Will the Fed Squash Growth?

November 20, 2019

I've often said if I had to pick just one Leading Economic Indicator it would be Building Permits. If you've ever bought a house you know first-hand how much you personally stimulate your local economy. If it was a new home you've already provided jobs to the contractors and the suppliers, demand for raw materials, and all the other related entities and individuals who make money off your home purchase. Then there is the new furniture, window coverings, appliances, electronics, and landscaping purchases that significantly increases the money you spend (and the stimulus your home purchase provides.) Not only that, people do not buy homes unless they are confident in their personal economic outlook. If more people are buying homes, they are more comfortable with their finances, and thus going to be more open to spending money.


The data shows the correlation between Housing Starts (Blue Line) and Economic Growth (Red Line). While not perfect, you can see how both tend to follow the general direction.

While Housing Starts is slightly leading, Building Permits is a leading indicator of Housing Starts, which makes it a key component in SEM's Economic Model. The last two months we've seen strong increases in Building Permits. This means builders are confident they will be able to sell their houses, which is typically a good sign for the economy.

Now the problem --- Since September we've seen the Federal Reserve give the market overwhelming confidence they have removed any prospect for a recession. That doesn't sound bad, except we've seen 10-year Treasury Bond Yields skyrocket from a low of 1.37% to as high as 1.95% (they are now around 1.7%). Mortgage rates have also climbed significantly off the lows. Granted they are still well below the peak from late 2018, but homes are becoming more expensive.

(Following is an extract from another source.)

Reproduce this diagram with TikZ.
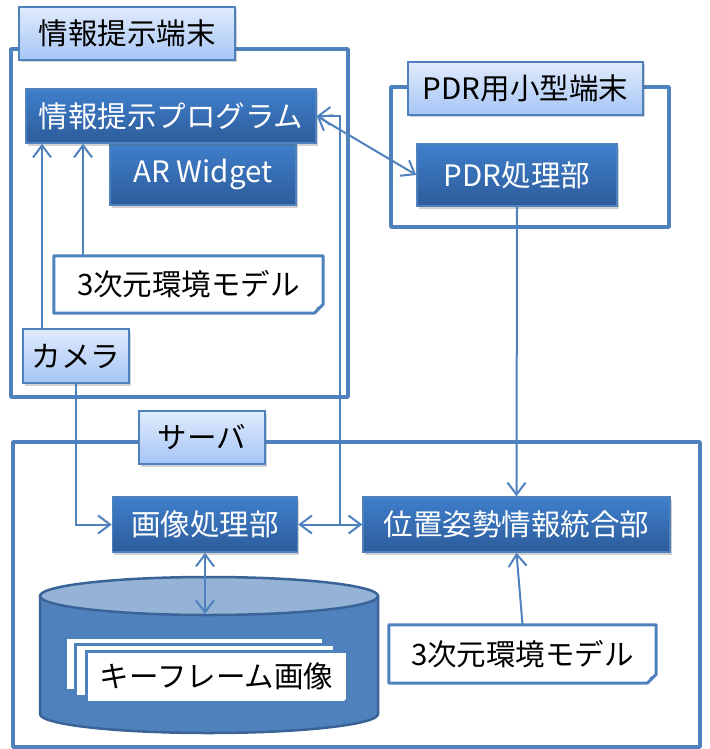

People forget the Fed only controls short-term interest rates. Often we see the Fed's manipulation of short-term rates cause the opposite reaction in longer-term rates. Long-term rates fell to their lows because they are based on the overall economic outlook. Each time the Fed cuts rates, the market participants become more confident we won't see a recession, so long-term rates go up. This is not what the Fed was hoping to accomplish so it will be interesting to see how they react in the coming months.


As for our systems, in particular our Dynamic Allocation models which use this in our allocation decision, so far the strength in Permits would not be enough to get us off the "bearish" allocation we've been in for nearly all of 2019. We need to see other indicators show signs of strength and the move in permits to last for a few more months.